The gap = $6,890
The Fundraiser I started a few weeks ago for Nathan? That’s how much more before we reach our goal. 35 days left.
We’ve raised $3,110 so far, some of which Erin has already been able to use to pay off some bills. That is $3,110 she no longer has hanging over her head. That is awesome, right? Right?
Ugh, it should be. But all my brain keeps telling me as we are stalling at 31% is FAILURE! Not good enough. Do better. Why bother setting a goal you can’t reach? EPIC FAIL, dumbass.

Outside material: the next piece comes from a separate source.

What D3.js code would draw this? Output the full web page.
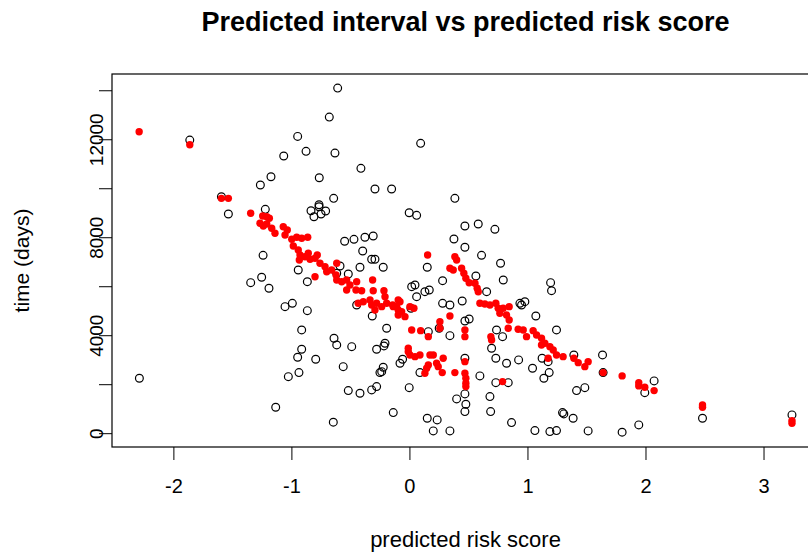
<!DOCTYPE html>
<html>
<head>
<meta charset="utf-8">
<script src="https://cdn.jsdelivr.net/npm/d3@7"></script>
<style>
  html, body { margin: 0; padding: 0; background: #fff; }
  svg { display: block; font-family: "Liberation Sans", Arial, sans-serif; }
</style>
</head>
<body>
<svg id="chart" width="808" height="553"></svg>
<script>
// ---- data (observed time vs risk score: open circles) ----
const obsRisk = [
  -0.608,-0.679,-1.861,-0.947,-0.876,-0.631,-1.065,-1.173,-0.764,-1.263,-0.642,-1.593,-1.534,-1.221,-0.766,-0.766,-0.834,-0.809,-0.749,-0.710,-0.549,-1.240,
  0.095,-0.411,-0.292,-0.151,0.385,-0.002,0.061,0.470,0.583,0.724,0.377,0.470,0.611,-0.470,-0.377,-0.307,-0.396,-0.616,
  -0.320,-0.292,-0.222,-0.419,-0.518,-0.588,0.151,0.772,0.281,0.563,0.795,0.654,1.196,1.204,0.019,0.047,0.131,0.168,0.061,-0.447,-0.315,-0.193,0.013,0.281,0.343,0.447,
  0.470,0.506,0.343,0.252,0.160,0.936,0.950,0.978,1.071,0.738,0.789,1.246,0.696,0.732,0.823,0.925,1.043,1.124,1.175,1.184,1.139,1.416,0.597,0.732,0.837,
  0.682,0.688,0.865,1.063,1.190,1.246,1.297,1.308,1.387,0.470,0.470,0.478,0.470,0.400,0.151,0.235,0.202,0.343,-0.002,-0.137,0.089,-0.080,-0.058,
  -0.222,-0.235,-0.250,-0.207,-0.216,-0.278,-0.489,-0.561,-0.518,-0.419,-0.320,-0.278,
  -0.913,-0.913,-0.947,-0.794,-0.936,-1.026,-0.639,-0.616,-1.133,-0.645,
  1.393,1.636,1.641,2.073,1.994,1.486,1.514,1.802,1.943,2.483,3.241,
  -0.942,-0.865,-1.252,-1.345,-1.190,-1.054,-0.992,-0.865,-2.288
];
const obsTime = [
  14088,12905,11967,12117,11506,11436,11314,10469,10428,10131,9588,9653,8947,9139,9327,9245,9082,8837,8947,9070,7834,7262,
  11832,10812,9967,9967,9588,9000,8894,8458,8540,8323,7927,7589,7262,7915,7997,8051,7438,6528,
  7099,7099,6773,6773,6499,6826,6773,6936,6226,6418,6255,5777,6145,5818,5981,6051,5777,5847,5573,5235,4786,4284,5100,5302,5235,5398,
  4582,4663,3982,4284,4145,5302,5235,5369,4786,4215,3941,4215,3468,3060,2856,2991,2652,3060,2921,2473,2244,1738,2338,2064,2064,
  1493,881,432,106,65,106,840,787,612,3060,1603,1183,881,1399,612,543,94,94,1860,840,2473,2856,3019,
  2693,2513,2473,3672,3562,3427,3533,2717,1738,1632,1767,1901,
  4215,3427,3101,3019,2473,2309,3876,3603,1061,449,
  3195,3195,2473,2134,1655,1860,94,41,339,612,747,
  6663,6185,6365,6145,5916,5166,5302,5002,2244
];

// ---- data (predicted interval: red filled points) ----
const predRisk = [
  -2.290,-1.861,-1.593,-1.534,-1.345,
  -1.243,-1.209,-1.187,-1.266,-1.238,-1.209,-1.167,-1.139,-1.069,-1.035,-1.054,-0.997,-0.955,-0.913,-0.862,-0.984,-0.942,-0.927,-0.933,-0.885,-0.857,-0.842,-0.800,-0.781,-0.758,-0.715,-0.701,-0.659,-0.616,-0.622,-0.616,-0.574,-0.532,-0.532,-0.504,-0.447,-0.453,-0.405,-0.312,-0.307,-0.216,-0.207,-0.800,-0.434,-0.391,-0.334,-0.320,-0.278,-0.235,-0.193,-0.137,-0.095,-0.095,-0.095,-0.292,
  -0.142,-0.108,-0.080,-0.066,-0.038,0.004,0.038,0.154,0.385,0.400,0.343,0.371,0.442,0.461,0.478,0.506,0.555,0.574,0.583,0.597,0.639,0.682,0.732,0.752,0.794,0.845,0.766,0.823,0.845,0.837,0.921,0.964,0.992,1.048,1.077,1.119,1.147,1.190,1.218,1.246,1.175,0.696,0.690,0.258,0.343,0.258,0.470,0.470,0.019,0.095,0.160,-0.010,0.004,0.047,0.089,0.174,0.202,0.160,0.286,
  -0.010,0.131,0.146,0.230,0.244,0.278,0.385,0.470,0.470,0.478,0.478,0.478,0.789,1.119,1.302,1.393,1.430,1.486,1.514,1.641,1.802,1.943,1.943,1.994,2.073,2.483,2.483,3.241,3.241
];
const predTime = [
  12305,11775,9588,9588,8976,
  8866,8837,8772,8568,8458,8540,8364,8160,8429,8295,8091,7915,7997,7956,7997,7642,7479,7275,7071,7205,7344,7099,7140,7275,6936,6797,6593,6663,6936,6459,6255,6185,6255,5847,6051,6185,5847,5818,6255,5818,5818,5573,6389,5302,5369,5439,5235,5302,5166,5302,5166,5439,5031,4827,5031,
  5235,5166,5369,4961,4757,5166,5100,7275,7205,7071,6732,6663,6732,6528,6324,6144,6120,5916,5777,5302,5275,5235,5302,5100,5100,5166,4896,4827,4623,4284,4243,4215,3941,4186,4011,3876,3672,3533,3399,3195,3060,3807,3941,4553,4786,4284,4215,3941,4215,4186,3941,3468,3195,3125,3195,3195,3195,2787,3060,
  3329,2448,2652,2856,2717,2473,2473,2921,2448,2244,2040,1901,2105,3600,3125,3060,2880,2717,2921,2473,2338,2064,1930,1877,1738,1155,1061,514,408
];

const xTicks = [-2, -1, 0, 1, 2, 3];
const yTicks = [0, 2000, 4000, 6000, 8000, 10000, 12000, 14000];
const yTickLabels = [0, 4000, 8000, 12000];

const titleText = "Predicted interval vs predicted risk score";
const xLabel = "predicted risk score";
const yLabel = "time (days)";

// ---- layout ----
const plot = { left: 112, right: 819, top: 74, bottom: 447 };
const svg = d3.select("#chart");

const x = d3.scaleLinear().domain([-2.52, 3.47]).range([plot.left, plot.right]);
const y = d3.scaleLinear().domain([-564, 14664]).range([plot.bottom, plot.top]);

// axes
const xAxis = svg.append("g")
  .attr("transform", `translate(0,${plot.bottom})`)
  .call(d3.axisBottom(x).tickValues(xTicks).tickSize(13).tickFormat(d => String(d)));
xAxis.select(".domain").remove();
xAxis.selectAll(".tick line").attr("stroke", "#000").attr("stroke-width", 1);
xAxis.selectAll(".tick text")
  .attr("y", 46).attr("dy", null)
  .attr("fill", "#000")
  .style("font-family", '"Liberation Sans", Arial, sans-serif')
  .style("font-size", "20px");

const yAxis = svg.append("g")
  .attr("transform", `translate(${plot.left},0)`)
  .call(d3.axisLeft(y).tickValues(yTicks).tickSize(13)
    .tickFormat(d => yTickLabels.includes(d) ? String(d) : ""));
yAxis.select(".domain").remove();
yAxis.selectAll(".tick line").attr("stroke", "#000").attr("stroke-width", 1);
yAxis.selectAll(".tick text")
  .attr("x", 0).attr("y", -9).attr("dy", null)
  .attr("transform", "rotate(-90)")
  .attr("text-anchor", "middle")
  .attr("fill", "#000")
  .style("font-family", '"Liberation Sans", Arial, sans-serif')
  .style("font-size", "19px");

// plot box
svg.append("rect")
  .attr("x", plot.left).attr("y", plot.top)
  .attr("width", plot.right - plot.left).attr("height", plot.bottom - plot.top)
  .attr("fill", "none").attr("stroke", "#000").attr("stroke-width", 1.2);

// observed: open circles
svg.append("g").selectAll("circle")
  .data(d3.range(obsRisk.length))
  .join("circle")
  .attr("cx", i => x(obsRisk[i]))
  .attr("cy", i => y(obsTime[i]))
  .attr("r", 3.9)
  .attr("fill", "none")
  .attr("stroke", "#000")
  .attr("stroke-width", 1.2);

// predicted: red filled points
svg.append("g").selectAll("circle")
  .data(d3.range(predRisk.length))
  .join("circle")
  .attr("cx", i => x(predRisk[i]))
  .attr("cy", i => y(predTime[i]))
  .attr("r", 3.7)
  .attr("fill", "#ff0000");

// title and labels
const cx = (plot.left + plot.right) / 2;
svg.append("text")
  .attr("x", cx).attr("y", 31)
  .attr("text-anchor", "middle")
  .style("font-size", "27px").style("font-weight", "bold")
  .text(titleText);

svg.append("text")
  .attr("x", cx).attr("y", 547)
  .attr("text-anchor", "middle")
  .style("font-size", "22px")
  .text(xLabel);

svg.append("text")
  .attr("transform", `translate(29,${(plot.top + plot.bottom) / 2}) rotate(-90)`)
  .attr("text-anchor", "middle")
  .style("font-size", "21px")
  .text(yLabel);
</script>
</body>
</html>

I KNEW setting a goal of $10,000 was a stretch. I KNEW that it was risky, but what did I have to lose? Absolutely nothing. And that all remains the same, yet the perfectionist in me doesn’t want to accept that.
But I am learning. $3,110 is nothing to turn your nose at. It’s money that Erin and Paul no longer have hanging over their head. Whether or not the goal is met, it is a success. I did not fail at this. Get over it brain, I am crushing this. That gap? Fuck it. It doesn’t matter in the end. I nailed it.
Also, Erin was awesome enough to go see Gary Spivey with me this spring. I highly doubt she’ll be disappointed in my fundraising efforts. She’s much more likely to be disappointed in the stupid events I drag her to.